Stated goal:
Line by line, repeat the data below exactly, beginning at the first line and ending at the line with "Chart.register(...registerables);". Omit pictures.

###

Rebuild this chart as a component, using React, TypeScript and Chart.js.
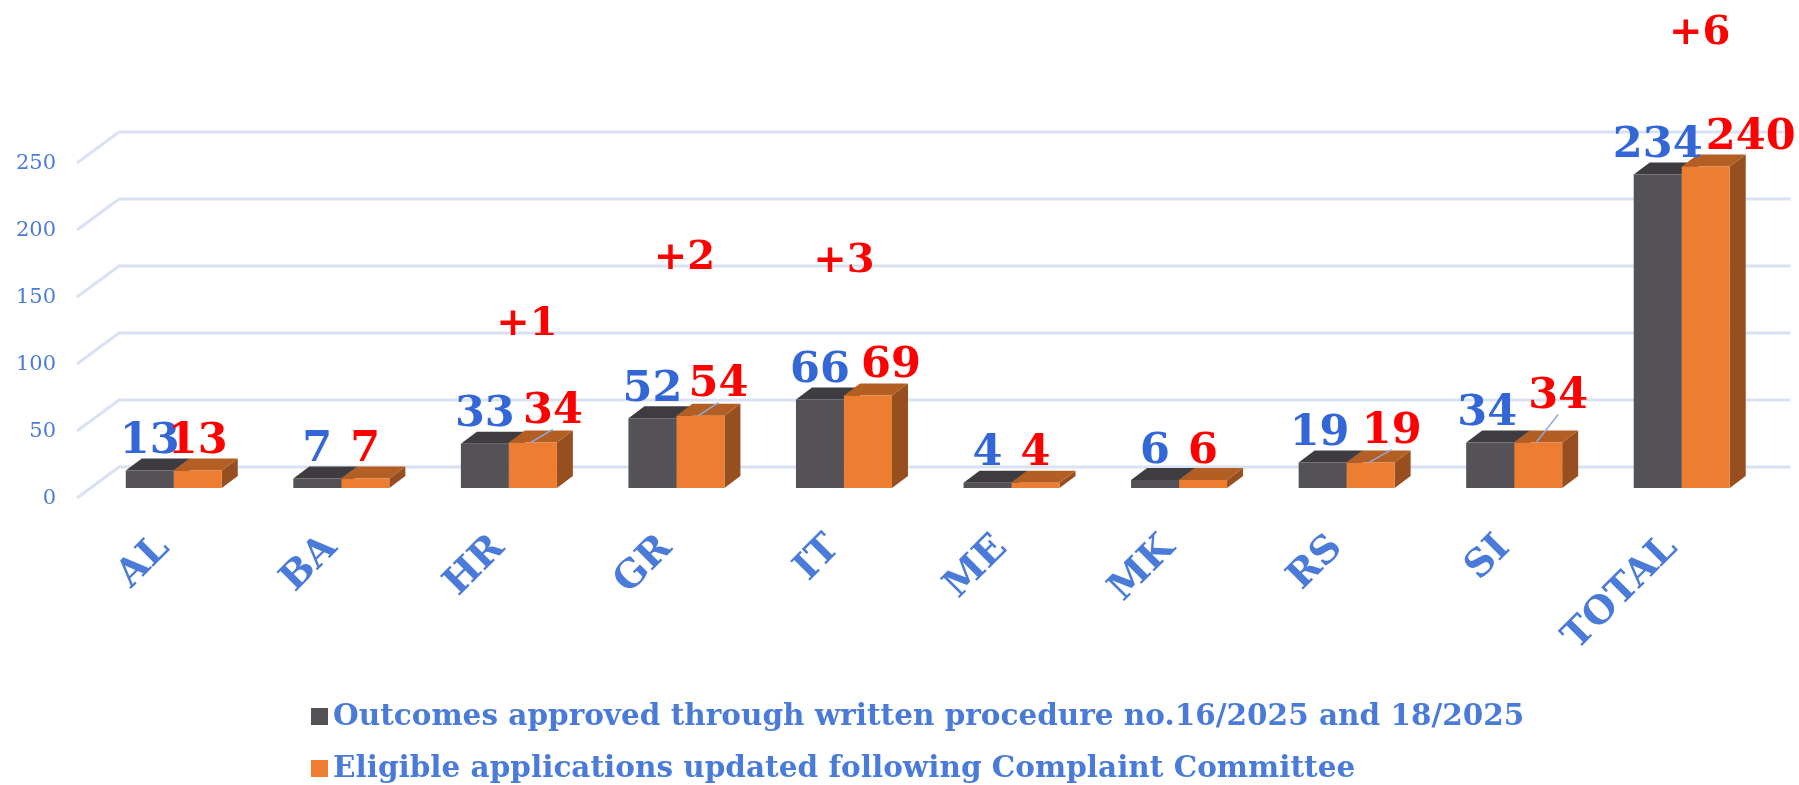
import React, { useEffect, useRef } from "react";
import { Chart, registerables } from "chart.js";
Chart.register(...registerables);

// ---------- data ----------
const categories = ["AL", "BA", "HR", "GR", "IT", "ME", "MK", "RS", "SI", "TOTAL"];
const approved = [13, 7, 33, 52, 66, 4, 6, 19, 34, 234];
const eligible = [13, 7, 34, 54, 69, 4, 6, 19, 34, 240];
const yTickValues = [0, 50, 100, 150, 200, 250];
const seriesNames = [
  "Outcomes approved through written procedure no.16/2025 and 18/2025",
  "Eligible applications updated following Complaint Committee",
];

// ---------- layout / style ----------
const W = 1799;
const H = 785;
const SERIF = "'DejaVu Serif', 'Liberation Serif', serif";
const AXIS_BLUE = "#4a7bd8";
const LABEL_BLUE = "#3366d6";
const LABEL_RED = "#ff0000";
const GRID = "#d9e2f4";
const FRONT = ["#545157", "#ed7d31"];
const TOP = ["#3f3c41", "#b35e23"];
const SIDE = ["#2f2d31", "#974f1f"];
const DEPTH_X = 16;
const DEPTH_Y = 12;
// label nudges [dx, dy] and whether a leader line is drawn
const blueNudge = [[0, 0], [0, 0], [0, 0], [0, 0], [0, 0], [0, 0], [0, 0], [-3, 0], [-3, 0], [0, 0]];
const redNudge = [[0, 0], [0, 0], [20, -2], [18, -2], [23, -1], [0, 0], [0, 0], [21, -2], [20, -17], [45, 0]];
const redLeader = [false, false, true, true, false, false, false, true, true, false];
// difference annotations: category index, value level, x nudge
const noteLayout = [
  { i: 2, level: 125, dx: 18 },
  { i: 3, level: 174, dx: 8 },
  { i: 4, level: 172, dx: 0 },
  { i: 9, level: 342, dx: 18 },
];

const threeD = {
  id: "threeD",
  beforeDatasetsDraw(chart: any) {
    const ctx = chart.ctx;
    const area = chart.chartArea;
    const ys = chart.scales.y;
    ctx.save();
    // floor / wall gridlines
    ctx.strokeStyle = GRID;
    ctx.lineWidth = 3;
    yTickValues.forEach((v) => {
      const y = ys.getPixelForValue(v);
      ctx.beginPath();
      ctx.moveTo(area.left - 13, y + 10);
      ctx.lineTo(area.left + 29, y - 21);
      ctx.lineTo(area.right + 25, y - 21);
      ctx.stroke();
    });
    // top and side faces
    chart.data.datasets.forEach((_: any, di: number) => {
      const meta = chart.getDatasetMeta(di);
      meta.data.forEach((bar: any) => {
        const l = bar.x - bar.width / 2;
        const r = bar.x + bar.width / 2;
        const t = bar.y;
        const b = bar.base;
        ctx.fillStyle = SIDE[di];
        ctx.beginPath();
        ctx.moveTo(r, t);
        ctx.lineTo(r + DEPTH_X, t - DEPTH_Y);
        ctx.lineTo(r + DEPTH_X, b - DEPTH_Y);
        ctx.lineTo(r, b);
        ctx.closePath();
        ctx.fill();
        ctx.fillStyle = TOP[di];
        ctx.beginPath();
        ctx.moveTo(l, t);
        ctx.lineTo(r, t);
        ctx.lineTo(r + DEPTH_X, t - DEPTH_Y);
        ctx.lineTo(l + DEPTH_X, t - DEPTH_Y);
        ctx.closePath();
        ctx.fill();
      });
    });
    ctx.restore();
  },
  afterDraw(chart: any) {
    const ctx = chart.ctx;
    const xs = chart.scales.x;
    const ys = chart.scales.y;
    ctx.save();
    const size = 43;
    ctx.font = `bold ${size}px ${SERIF}`;
    ctx.textAlign = "center";
    ctx.textBaseline = "alphabetic";
    // value labels
    chart.data.datasets.forEach((ds: any, di: number) => {
      const meta = chart.getDatasetMeta(di);
      meta.data.forEach((bar: any, i: number) => {
        const nudge = di === 0 ? blueNudge[i] : redNudge[i];
        const cx = bar.x + nudge[0];
        const cy = bar.y - 33 + nudge[1];
        if (di === 1 && redLeader[i]) {
          ctx.strokeStyle = "#8faadc";
          ctx.lineWidth = 1.5;
          ctx.beginPath();
          ctx.moveTo(bar.x - 2, bar.y);
          ctx.lineTo(cx, cy + 22);
          ctx.stroke();
        }
        ctx.fillStyle = di === 0 ? LABEL_BLUE : LABEL_RED;
        ctx.fillText(String(ds.data[i]), cx, cy + size * 0.365);
      });
    });
    // difference notes
    ctx.fillStyle = LABEL_RED;
    const ns = 40;
    ctx.font = `bold ${ns}px ${SERIF}`;
    noteLayout.forEach((n) => {
      const d = eligible[n.i] - approved[n.i];
      const x = xs.getPixelForValue(n.i) + n.dx;
      const y = ys.getPixelForValue(n.level);
      ctx.fillText("+" + d, x, y + ns * 0.365);
    });
    // legend
    ctx.textAlign = "left";
    ctx.textBaseline = "middle";
    ctx.font = `bold 29.5px ${SERIF}`;
    chart.data.datasets.forEach((ds: any, di: number) => {
      const cy = 716.5 + 52 * di;
      ctx.fillStyle = FRONT[di];
      ctx.fillRect(311, cy - 8.5, 17, 17);
      ctx.fillStyle = AXIS_BLUE;
      ctx.fillText(ds.label, 333, cy + 1);
    });
    ctx.restore();
  },
};

export default function App() {
  const ref = useRef<HTMLCanvasElement | null>(null);
  useEffect(() => {
    if (!ref.current) return;
    const chart = new Chart(ref.current, {
      type: "bar",
      data: {
        labels: categories,
        datasets: [
          { label: seriesNames[0], data: approved, backgroundColor: FRONT[0], borderWidth: 0 },
          { label: seriesNames[1], data: eligible, backgroundColor: FRONT[1], borderWidth: 0 },
        ],
      },
      options: {
        responsive: false,
        animation: false,
        events: [],
        datasets: { bar: { categoryPercentage: 0.573, barPercentage: 1 } },
        layout: { padding: { top: 153, left: 0, right: 33.5, bottom: 0 } },
        plugins: { legend: { display: false }, tooltip: { enabled: false } },
        scales: {
          x: {
            grid: { display: false, drawTicks: false },
            border: { display: false },
            ticks: {
              autoSkip: false,
              maxRotation: 45,
              minRotation: 45,
              padding: 38,
              labelOffset: -10,
              color: AXIS_BLUE,
              font: { family: SERIF, size: 38, weight: "bold" },
            },
            afterFit: (s: any) => {
              s.height = 297;
            },
          },
          y: {
            min: 0,
            max: 250,
            grid: { display: false, drawTicks: false },
            border: { display: false },
            ticks: {
              stepSize: 50,
              padding: 34,
              labelOffset: 11,
              color: AXIS_BLUE,
              font: { family: SERIF, size: 21 },
            },
            afterFit: (s: any) => {
              s.width = 90;
            },
          },
        },
      },
      plugins: [threeD],
    });
    return () => chart.destroy();
  }, []);
  return (
    <div style={{ position: "absolute", left: 0, top: 0, width: W, height: H, background: "#fff" }}>
      <canvas ref={ref} width={W} height={H} />
    </div>
  );
}
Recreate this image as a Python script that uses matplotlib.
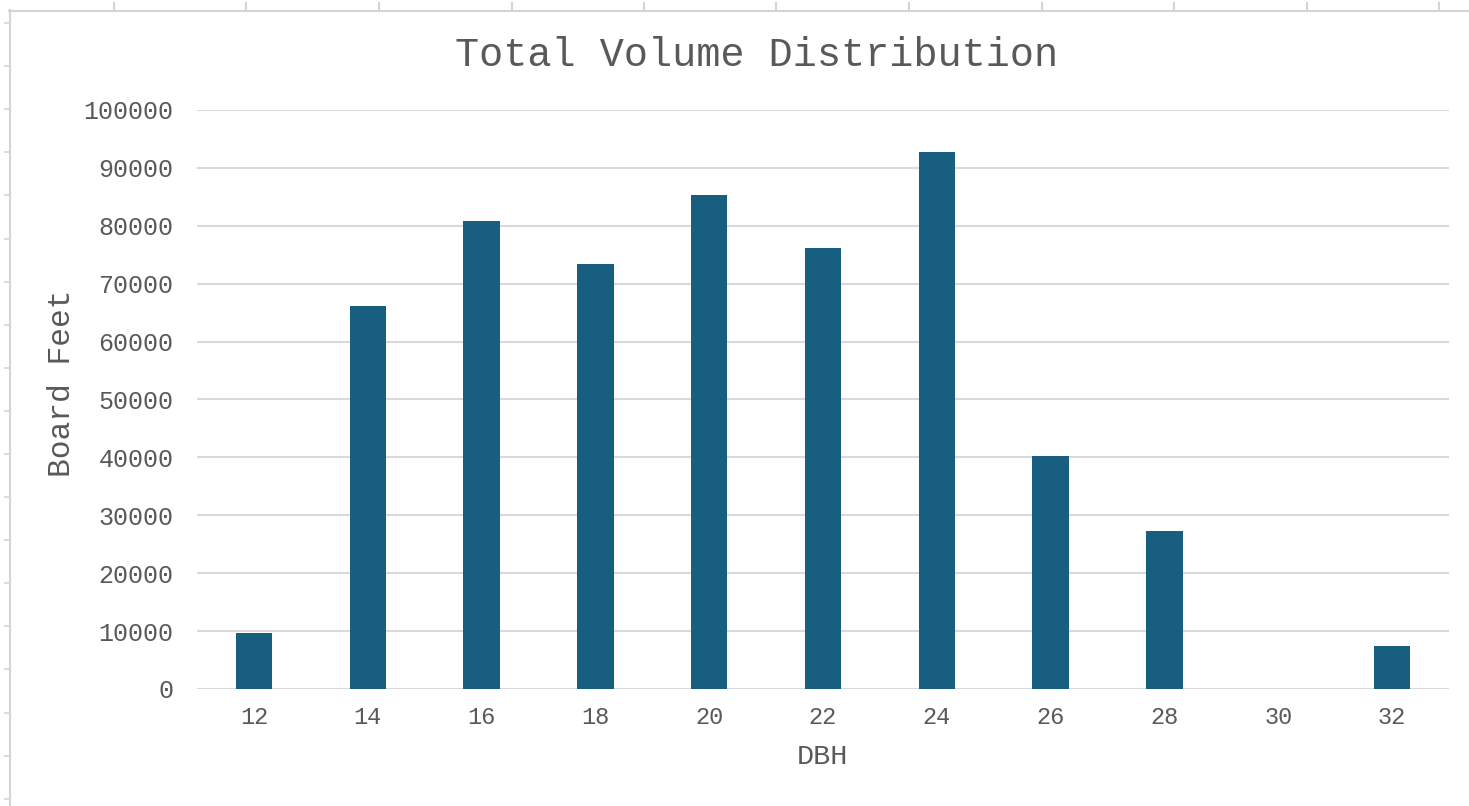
import numpy as np
import matplotlib
matplotlib.use("Agg")
import matplotlib.pyplot as plt
from matplotlib.lines import Line2D

dbh = ["12", "14", "16", "18", "20", "22", "24", "26", "28", "30", "32"]
board_feet = [9700, 66100, 80800, 73400, 85300, 76200, 92700, 40200, 27300, 0, 7400]
y_ticks = [0, 10000, 20000, 30000, 40000, 50000, 60000, 70000, 80000, 90000, 100000]

W, H = 1469, 806
fig = plt.figure(figsize=(W / 100, H / 100), dpi=100)
fig.patch.set_facecolor("white")

font = "Liberation Mono"
text_color = "#595959"
bar_color = "#175e80"
grid_color = "#d9d9d9"

ax = fig.add_axes([197 / W, 1 - 689 / H, (1449 - 197) / W, (689 - 110) / H])
x = np.arange(len(dbh))
ax.bar(x, board_feet, width=0.32, color=bar_color, zorder=3)
ax.set_xlim(-0.5, len(dbh) - 0.5)
ax.set_ylim(0, 100000)
ax.set_yticks(y_ticks)
ax.set_yticklabels([str(v) for v in y_ticks], fontfamily=font, fontsize=18, color=text_color)
ax.set_xticks(x)
ax.set_xticklabels(dbh, fontfamily=font, fontsize=17, color=text_color)
ax.tick_params(axis="y", length=0, pad=17)
ax.tick_params(axis="x", length=0, pad=12)
ax.grid(axis="y", color=grid_color, linewidth=1.5, zorder=0)
ax.set_axisbelow(True)
for s in ax.spines.values():
    s.set_visible(False)

fig.text(757 / W, 1 - 55 / H, "Total Volume Distribution", ha="center", va="center",
         fontfamily=font, fontsize=29, color=text_color)
fig.text(62 / W, 1 - 383 / H, "Board Feet", ha="center", va="center", rotation=90,
         fontfamily=font, fontsize=22.5, color=text_color)
fig.text(822 / W, 1 - 757 / H, "DBH", ha="center", va="center",
         fontfamily=font, fontsize=20.5, color=text_color)

# sheet frame decoration (top and left border with ruler ticks)
fc = "#d4d4d4"
fig.add_artist(Line2D([9 / W, 1.0], [1 - 10.5 / H, 1 - 10.5 / H], color=fc, lw=1.5, transform=fig.transFigure))
fig.add_artist(Line2D([9.5 / W, 9.5 / W], [1 - 10 / H, 0], color=fc, lw=1.5, transform=fig.transFigure))
for tx in np.arange(114, 1469, 132.5):
    fig.add_artist(Line2D([tx / W, tx / W], [1 - 10 / H, 1 - 3 / H], color=fc, lw=1.5, transform=fig.transFigure))
for ty in np.arange(23, 806, 43.1):
    fig.add_artist(Line2D([5 / W, 9 / W], [1 - ty / H, 1 - ty / H], color=fc, lw=1.2, transform=fig.transFigure))

fig.savefig("out.png", dpi=100, facecolor="white")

###

Solved exercise:
Rebuild this chart as a component, using React, TypeScript and Chart.js.
import React, { useEffect, useRef } from "react";
import { Chart, registerables } from "chart.js";
Chart.register(...registerables);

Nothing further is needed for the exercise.